Disk space especially in eqiad is getting very tight, with basically no margin for operations like re-shaping the cluster. To avoid running out of disk space, we are currently holding back features like pre-generation of mobile HTML used by the Android app. We are also spending extra time on juggling the tight space by manually cancelling space-consuming compactions & fine-tuning the load distribution across nodes.
T119659 is adding a third SSD to each of restbase1007-9, thus bringing them up to the capacity of restbase1001-6. This will help slightly in the short term, but only brings us up to par with codfw. We will need more disk space headroom in the longer term.
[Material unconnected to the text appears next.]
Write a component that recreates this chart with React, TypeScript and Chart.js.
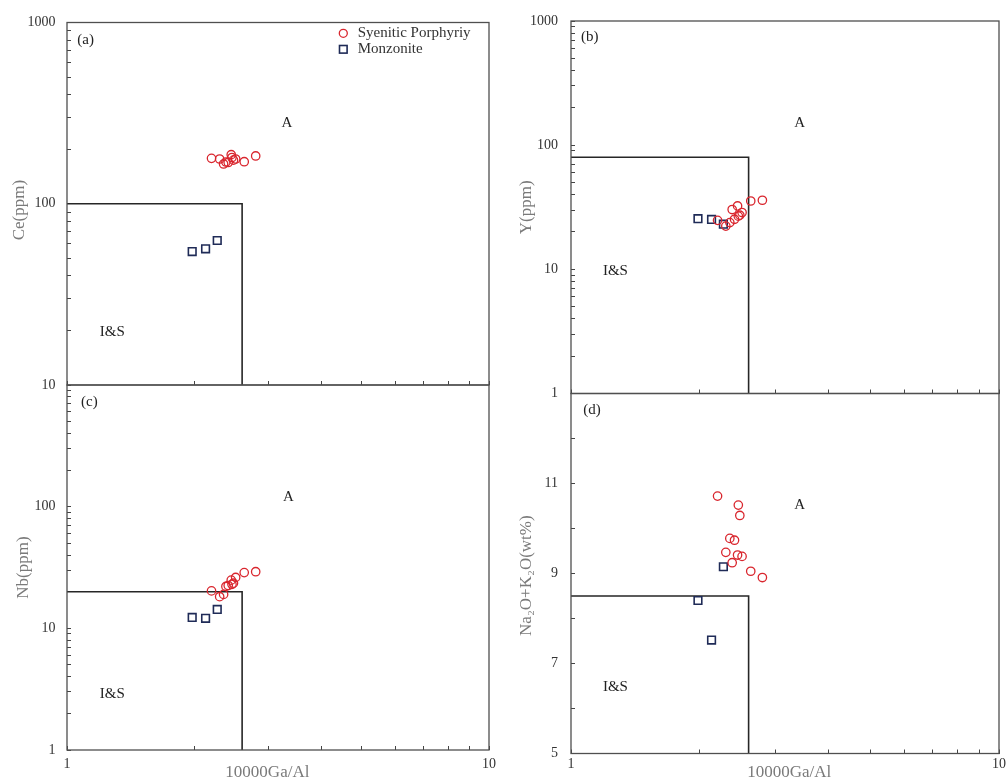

The upgrade to Cassandra 2.1.12 (T120803) has significantly increased the amount of storage a single node can support with reasonable memory and CPU resources. This means that we can increase our storage capacity by adding SSDs to existing nodes. All of the nodes were purchased with eight SSD bays for expansion capacity.
To minimize upgrade overheads, we are proposing to add 2x 1TB SSDs to each of the nine eqiad nodes, bringing them to five SSDs each. In codfw, we can reach almost identical capacity by adding 3 extra SSDs per hardware node.
Combined with efficiency improvements planned in T120171 for next quarter, this capacity should be sufficient to support all projects planned for this fiscal year.